まずは部分積分を行います。(\(x\)の微分がかけられていると考えて)
\(x=\tan\theta\)と置き換えても解ける。
計算1
\(\displaystyle\int \sqrt{1+x^2} dx\)
\(=x\sqrt{1+x^2}-\displaystyle\int\displaystyle\frac{x^2}{\sqrt{x^2+1}}dx\)
\(=x\sqrt{1+x^2}-\displaystyle\int\displaystyle\frac{x^2+1-1}{\sqrt{x^2+1}}dx\)

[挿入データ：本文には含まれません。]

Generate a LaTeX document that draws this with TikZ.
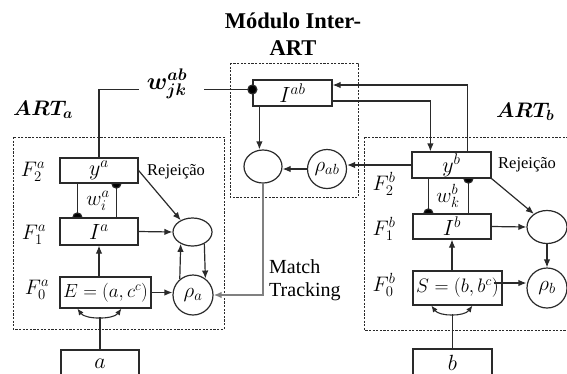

\(=x\sqrt{1+x^2}-\)\(\displaystyle\int\sqrt{1+x^2}dx\)\(+\displaystyle\int\displaystyle\frac{dx}{\sqrt{x^2+1}}\)
よって
\(2\displaystyle\int \sqrt{1+x^2} dx\)\(=x\sqrt{x^2+1}+\log(x+\sqrt{x^2+1})+C\)
※ 最後の\(\displaystyle\int\displaystyle\frac{dx}{\sqrt{x^2+1}}\)の積分。
\(t=x+\sqrt{x^2+1}\) とおくと(やや唐突ですが)
\(\displaystyle\frac{dt}{dx}=1+\displaystyle\frac{x}{\sqrt{x^2+1}}=\displaystyle\frac{t}{\sqrt{x^2+1}}\)
よって
\(\displaystyle\int\displaystyle\frac{dx}{\sqrt{x^2+1}}=\displaystyle\int\displaystyle\frac{dt}{t}\)
\(=\log t+C=\log(x+\sqrt{x^2+1})+C\)
計算2
\(\displaystyle\int \sqrt{1+x^2} dx\)
\(=\displaystyle\int\displaystyle\frac{d\theta}{\cos^3 \theta}\) \(x=\tan\theta\)
\(=\displaystyle\int\displaystyle\frac{\cos \theta}{\cos^4 \theta}d\theta\)
\(=\displaystyle\int\displaystyle\frac{dt}{(t^2-1)^2}\) \(t=\sin \theta\) とした
\(=\displaystyle\frac{1}{4}\displaystyle\int\biggl(\displaystyle\frac{1}{t+1}+\displaystyle\frac{1}{(t+1)^2}-\displaystyle\frac{1}{t-1}+\displaystyle\frac{1}{(t-1)^2}\biggr)dt\)
\(=\displaystyle\frac{1}{4}\log\biggl|\displaystyle\frac{t+1}{t-1}\biggr|-\displaystyle\frac{1}{4(t+1)}-\displaystyle\frac{1}{4(t-1)}+C\)
\(=\displaystyle\frac{1}{2}\log\biggl|\displaystyle\frac{1+\sin \theta}{\cos \theta}\biggr|+\displaystyle\frac{\sin \theta}{2\cos^2 \theta}+C\)
\(=\displaystyle\frac{1}{2}x\sqrt{x^2+1}+\displaystyle\frac{1}{2}\log(x+\sqrt{x^2+1})+C\)
答え
\(\displaystyle\frac{1}{2}x\sqrt{x^2+1}+\displaystyle\frac{1}{2}\log(x+\sqrt{x^2+1})+C\)